There is no set procedure regulating an application of this nature. It is also the position that the applicants have not furnished any evidence of an order specifying that the sentences in these two matters shall be served consecutively. That notwithstanding, this court shall make a determination of this question considering that the matters raised by the applicants are grave but also pertinent and probably affect other inmates/convicts as well. It therefore serves the interest of justice that the court resolves the matter to settle the manner in which the sentences imposed shall be served.

It is true that Section 106 $(2)$ directs that all sentences shall commence on the day of the date they were pronounced. It is also true that the Section is subject to any other provision in the TIA. This would therefore mean that the provision holds as long as the Trial On Indictments Act does not make a contrary but specific directive in another section, regarding the manner sentences should be served.

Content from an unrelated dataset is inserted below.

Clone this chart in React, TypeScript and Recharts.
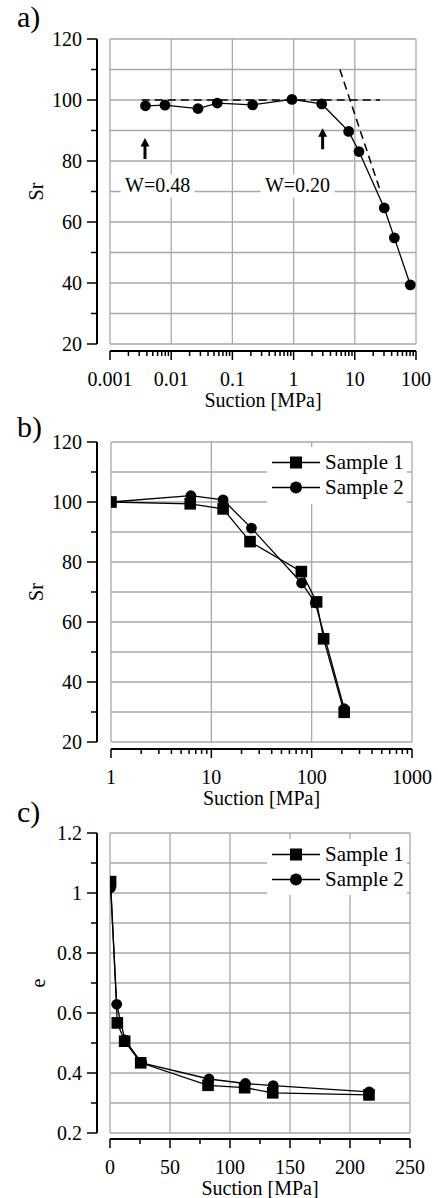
import React from "react";
import {
  LineChart,
  Line,
  XAxis,
  YAxis,
  CartesianGrid,
  ReferenceLine,
  ReferenceDot,
  Legend,
} from "recharts";

const FONT = "Liberation Serif, DejaVu Serif, Noto Serif, serif";
const FS = 20;
const GRID = "#a9a9a9";
const TICK_SIZE = 10;
const X_TICK_GAP = 11;
const Y_TICK_GAP = 5;
const AXIS = { stroke: "#000", strokeWidth: 2 };

// a) Sr vs suction (log)
const suctionA = [0.0038, 0.0079, 0.0274, 0.0566, 0.214, 0.94, 2.88, 7.94, 11.7, 30.3, 44.3, 80.7];
const srA = [98.1, 98.3, 97.2, 99.0, 98.4, 100.2, 98.7, 89.7, 83.1, 64.6, 54.8, 39.4];
const dashesA = [
  [{ x: 0.0033, y: 100 }, { x: 25.8, y: 100 }],
  [{ x: 5.7, y: 110 }, { x: 25.8, y: 70.5 }],
];
const notesA = [
  { text: "W=0.48", x: 0.006, y: 70 },
  { text: "W=0.20", x: 1.16, y: 70 },
];
const arrowsA = [
  { x: 0.00373, y: 84.1 },
  { x: 2.98, y: 87.3 },
];

// b) Sr vs suction (log), two samples
const suctionB1 = [1, 6.16, 13.1, 24.3, 78.9, 112, 131.6, 211];
const srB1 = [100, 99.4, 97.7, 86.8, 76.8, 66.7, 54.4, 29.9];
const suctionB2 = [1, 6.25, 13.1, 25.1, 79.4, 108.7, 211];
const srB2 = [100, 102.1, 100.7, 91.3, 73, 66.4, 31.1];

// c) void ratio vs suction (linear), two samples
const suctionC1 = [0.5, 6.1, 12.2, 25.6, 81.7, 112.2, 135.6, 215.8];
const eC1 = [1.038, 0.567, 0.506, 0.434, 0.359, 0.351, 0.334, 0.327];
const suctionC2 = [0.5, 5.6, 12.4, 26.4, 82.5, 112.8, 136, 216];
const eC2 = [1.018, 0.629, 0.51, 0.434, 0.38, 0.365, 0.358, 0.337];

// ticks
const decadesA = [0.001, 0.01, 0.1, 1, 10, 100];
const decadesB = [1, 10, 100, 1000];
const logTicks = (decs: number[]) => [
  ...decs,
  ...decs.slice(0, -1).flatMap((d) => [2, 3, 4, 5, 6, 7, 8, 9].map((m) => m * d)),
].sort((a, b) => a - b);
const srTicks = [20, 30, 40, 50, 60, 70, 80, 90, 100, 110, 120];
const srMajor = [20, 40, 60, 80, 100, 120];
const sucTicksC = [0, 25, 50, 75, 100, 125, 150, 175, 200, 225, 250];
const sucMajorC = [0, 50, 100, 150, 200, 250];
const eTicks = [0.2, 0.3, 0.4, 0.5, 0.6, 0.7, 0.8, 0.9, 1, 1.1, 1.2];
const eMajor = [0.2, 0.4, 0.6, 0.8, 1, 1.2];

const toPts = (xs: number[], ys: number[]) => xs.map((x, i) => ({ x, y: ys[i] }));

const bottomTick = (majors: number[]) => (p: any) => {
  const v = p.payload.value;
  const major = majors.includes(v);
  const axisY = p.y - TICK_SIZE - X_TICK_GAP;
  return (
    <g>
      <line x1={p.x} x2={p.x} y1={axisY} y2={axisY + (major ? 9 : 5)} stroke="#000" strokeWidth={1.5} />
      {major ? (
        <text x={p.x} y={p.y} dy="0.71em" textAnchor="middle" style={{ fontFamily: FONT, fontSize: FS }} fill="#000">
          {String(v)}
        </text>
      ) : null}
    </g>
  );
};

const leftTick = (majors: number[]) => (p: any) => {
  const v = p.payload.value;
  const major = majors.includes(v);
  const axisX = p.x + TICK_SIZE + Y_TICK_GAP;
  return (
    <g>
      <line x1={axisX - (major ? 10 : 6)} x2={axisX} y1={p.y} y2={p.y} stroke="#000" strokeWidth={1.5} />
      {major ? (
        <text x={p.x} y={p.y} dy="0.355em" textAnchor="end" style={{ fontFamily: FONT, fontSize: FS }} fill="#000">
          {String(v)}
        </text>
      ) : null}
    </g>
  );
};

const circleDot = (p: any) => (
  <circle key={`c${p.index}`} cx={p.cx} cy={p.cy} r={5.4} fill="#000" />
);
const squareDot = (p: any) => (
  <rect key={`s${p.index}`} x={p.cx - 5.8} y={p.cy - 5.8} width={11.6} height={11.6} fill="#000" />
);

const noteShape = (text: string) => (p: any) => (
  <g>
    <rect x={p.cx - 37} y={p.cy - 17} width={74} height={23} fill="#fff" />
    <text x={p.cx} y={p.cy} textAnchor="middle" style={{ fontFamily: FONT, fontSize: FS }} fill="#000">
      {text}
    </text>
  </g>
);

const arrowShape = (p: any) => (
  <g>
    <line x1={p.cx} x2={p.cx} y1={p.cy + 10.5} y2={p.cy - 3} stroke="#000" strokeWidth={3} />
    <polygon points={`${p.cx - 4.5},${p.cy - 2} ${p.cx + 4.5},${p.cy - 2} ${p.cx},${p.cy - 10.5}`} fill="#000" />
  </g>
);

const legendContent = (props: any) => {
  const items = [...(props.payload ?? [])].sort((a: any, b: any) =>
    String(a.value).localeCompare(String(b.value))
  );
  return (
    <div style={{ paddingTop: 3, paddingLeft: 4 }}>
      {items.map((it: any) => (
        <div key={it.value} style={{ display: "flex", alignItems: "center", height: 25 }}>
          <svg width={50} height={25}>
            <line x1={1} x2={49} y1={12.5} y2={12.5} stroke="#000" strokeWidth={1.3} />
            {it.type === "square" ? (
              <rect x={19} y={6.5} width={12} height={12} fill="#000" />
            ) : (
              <circle cx={25} cy={12.5} r={6} fill="#000" />
            )}
          </svg>
          <span style={{ fontFamily: FONT, fontSize: FS + 1, marginLeft: 4, lineHeight: "25px", color: "#000" }}>
            {it.value}
          </span>
        </div>
      ))}
    </div>
  );
};

const labelStyle = { fill: "#000", style: { fontFamily: FONT, fontSize: FS } };
const yLabelStyle = { fill: "#000", style: { fontFamily: FONT, fontSize: FS, textAnchor: "middle" as const } };

const panelLabel = (text: string, top: number) => (
  <div
    style={{
      position: "absolute",
      left: 17,
      top,
      fontFamily: FONT,
      fontSize: 30,
      lineHeight: 1,
      color: "#000",
    }}
  >
    {text}
  </div>
);

export default function App() {
  return (
    <div style={{ position: "absolute", left: 0, top: 0, width: 438, height: 1198, background: "#fff", fontFamily: FONT }}>
      {/* a) */}
      <div style={{ position: "absolute", left: 0, top: 0 }}>
        <LineChart width={438} height={415} margin={{ top: 39, right: 22, bottom: 0, left: 0 }}>
          <XAxis xAxisId="gap" type="number" domain={[0, 1]} height={7} axisLine={false} tickLine={false} tick={false} />
          <XAxis
            xAxisId="main"
            type="number"
            dataKey="x"
            scale="log"
            domain={[0.001, 100]}
            allowDataOverflow
            ticks={logTicks(decadesA)}
            interval={0}
            height={64}
            tickSize={TICK_SIZE}
            tickMargin={X_TICK_GAP}
            tickLine={false}
            axisLine={AXIS}
            tick={bottomTick(decadesA)}
            label={{ value: "Suction [MPa]", position: "insideBottom", offset: 8, ...labelStyle }}
          />
          <YAxis yAxisId="gap" type="number" domain={[0, 1]} width={13} axisLine={false} tickLine={false} tick={false} />
          <YAxis
            yAxisId="main"
            type="number"
            domain={[20, 120]}
            allowDataOverflow
            ticks={srTicks}
            interval={0}
            width={97}
            tickSize={TICK_SIZE}
            tickMargin={Y_TICK_GAP}
            tickLine={false}
            axisLine={AXIS}
            tick={leftTick(srMajor)}
            label={{ value: "Sr", angle: -90, position: "insideLeft", offset: 36, ...yLabelStyle }}
          />
          <CartesianGrid xAxisId="main" yAxisId="main" stroke={GRID} strokeWidth={1.3} verticalValues={decadesA} />
          {notesA.map((n) => (
            <ReferenceDot key={n.text} xAxisId="main" yAxisId="main" x={n.x} y={n.y} r={1} shape={noteShape(n.text)} />
          ))}
          {dashesA.map((seg, i) => (
            <ReferenceLine
              key={`d${i}`}
              xAxisId="main"
              yAxisId="main"
              segment={seg}
              stroke="#000"
              strokeWidth={1.5}
              strokeDasharray="8 5"
            />
          ))}
          <Line
            xAxisId="main"
            yAxisId="main"
            data={toPts(suctionA, srA)}
            dataKey="y"
            stroke="#000"
            strokeWidth={1.3}
            dot={circleDot}
            isAnimationActive={false}
          />
          {arrowsA.map((a, i) => (
            <ReferenceDot key={`a${i}`} xAxisId="main" yAxisId="main" x={a.x} y={a.y} r={1} shape={arrowShape} />
          ))}
        </LineChart>
      </div>

      {/* b) */}
      <div style={{ position: "absolute", left: 0, top: 415 }}>
        <LineChart width={438} height={395} margin={{ top: 27, right: 26, bottom: 0, left: 0 }}>
          <XAxis xAxisId="gap" type="number" domain={[0, 1]} height={7} axisLine={false} tickLine={false} tick={false} />
          <XAxis
            xAxisId="main"
            type="number"
            dataKey="x"
            scale="log"
            domain={[1, 1000]}
            allowDataOverflow
            ticks={logTicks(decadesB)}
            interval={0}
            height={61}
            tickSize={TICK_SIZE}
            tickMargin={X_TICK_GAP}
            tickLine={false}
            axisLine={AXIS}
            tick={bottomTick(decadesB)}
            label={{ value: "Suction [MPa]", position: "insideBottom", offset: 5, ...labelStyle }}
          />
          <YAxis yAxisId="gap" type="number" domain={[0, 1]} width={14} axisLine={false} tickLine={false} tick={false} />
          <YAxis
            yAxisId="main"
            type="number"
            domain={[20, 120]}
            allowDataOverflow
            ticks={srTicks}
            interval={0}
            width={97}
            tickSize={TICK_SIZE}
            tickMargin={Y_TICK_GAP}
            tickLine={false}
            axisLine={AXIS}
            tick={leftTick(srMajor)}
            label={{ value: "Sr", angle: -90, position: "insideLeft", offset: 36, ...yLabelStyle }}
          />
          <CartesianGrid xAxisId="main" yAxisId="main" stroke={GRID} strokeWidth={1.3} verticalValues={decadesB} />
          <Line
            xAxisId="main"
            yAxisId="main"
            data={toPts(suctionB2, srB2)}
            dataKey="y"
            name="Sample 2"
            legendType="circle"
            stroke="#000"
            strokeWidth={1.3}
            dot={circleDot}
            isAnimationActive={false}
          />
          <Line
            xAxisId="main"
            yAxisId="main"
            data={toPts(suctionB1, srB1)}
            dataKey="y"
            name="Sample 1"
            legendType="square"
            stroke="#000"
            strokeWidth={1.3}
            dot={squareDot}
            isAnimationActive={false}
          />
          <Legend
            layout="horizontal"
            align="center"
            verticalAlign="middle"
            content={legendContent}
            wrapperStyle={{ left: 267, top: 32, width: 140, height: 57, background: "#fff" }}
          />
        </LineChart>
      </div>

      {/* c) */}
      <div style={{ position: "absolute", left: 0, top: 805 }}>
        <LineChart width={438} height={393} margin={{ top: 28, right: 28, bottom: 0, left: 0 }}>
          <XAxis xAxisId="gap" type="number" domain={[0, 1]} height={6} axisLine={false} tickLine={false} tick={false} />
          <XAxis
            xAxisId="main"
            type="number"
            dataKey="x"
            domain={[0, 250]}
            allowDataOverflow
            ticks={sucTicksC}
            interval={0}
            height={59}
            tickSize={TICK_SIZE}
            tickMargin={X_TICK_GAP}
            tickLine={false}
            axisLine={AXIS}
            tick={bottomTick(sucMajorC)}
            label={{ value: "Suction [MPa]", position: "insideBottom", offset: 3.5, ...labelStyle }}
          />
          <YAxis yAxisId="gap" type="number" domain={[0, 1]} width={13} axisLine={false} tickLine={false} tick={false} />
          <YAxis
            yAxisId="main"
            type="number"
            domain={[0.2, 1.2]}
            allowDataOverflow
            ticks={eTicks}
            interval={0}
            width={97}
            tickSize={TICK_SIZE}
            tickMargin={Y_TICK_GAP}
            tickLine={false}
            axisLine={AXIS}
            tick={leftTick(eMajor)}
            label={{ value: "e", angle: -90, position: "insideLeft", offset: 38, ...yLabelStyle }}
          />
          <CartesianGrid xAxisId="main" yAxisId="main" stroke={GRID} strokeWidth={1.3} verticalValues={sucMajorC} />
          <Line
            xAxisId="main"
            yAxisId="main"
            data={toPts(suctionC2, eC2)}
            dataKey="y"
            name="Sample 2"
            legendType="circle"
            stroke="#000"
            strokeWidth={1.3}
            dot={circleDot}
            isAnimationActive={false}
          />
          <Line
            xAxisId="main"
            yAxisId="main"
            data={toPts(suctionC1, eC1)}
            dataKey="y"
            name="Sample 1"
            legendType="square"
            stroke="#000"
            strokeWidth={1.3}
            dot={squareDot}
            isAnimationActive={false}
          />
          <Legend
            layout="horizontal"
            align="center"
            verticalAlign="middle"
            content={legendContent}
            wrapperStyle={{ left: 267, top: 34, width: 140, height: 56, background: "#fff" }}
          />
        </LineChart>
      </div>

      {panelLabel("a)", 2)}
      {panelLabel("b)", 412)}
      {panelLabel("c)", 797)}
    </div>
  );
}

In this case Section 122 $(1)$ of the TIA is specific. It stipulates,

Where a person after conviction for an offence is convicted of another offence, either before sentence is passed upon him or her under the first conviction or before the expiration of that sentence, any sentence of imprisonment which is passed upon him or her under the subsequent conviction shall be executed after the expiration of the former sentence, unless the court directs that it shall be executed concurrently with the former sentence or of any part of it; but it shall not be lawful for the court to direct that a sentence of imprisonment in default of payment of a fine shall be executed concurrently with a former sentence under section $110$ (c) (i) or and part of it.

In this case, the default position is that all sentences are cumulative unless otherwise provided by the sentencing Court. Additionally, where a convict who is serving sentence on one matter, is sentenced in another case before the expiration of the previous sentence that he or she is already serving, then the sentences shall run cumulatively.

It is permissible for a court to order sentences arising from two separate trials to run concurrently, but the court will normally only make such an order where the offences, though tried separately, arose out of the same series of acts or transactions. In Chilemba vs R [1969] E. A. 497 the court was faced with a question where convictions were arrived at in two different trials before different magistrates. The Court held that all the charges should have been brought together, and if that had been so, then the court would have imposed concurrent sentences.

In this instant case there is no such evidence on record. The complaint is that the convicts were serving an earlier sentence at the time they entered a plea bargain. They contend therefore these being separate trials, both sentences should run from the dates they were pronounced as provided in Section 106 (2) of the TIA.

However, in view of the unequivocal position stated in the Section 122 (1) of the TIA above, that position is untenable in law, as the sentences were pronounced following two separate and distinct trials, one in Entebbe and the other in Kampala. There is no evidence that the charges arose out of the same transaction, series of acts or were otherwise connected.

In the result the application is dismissed and the sentences shall run cumulatively.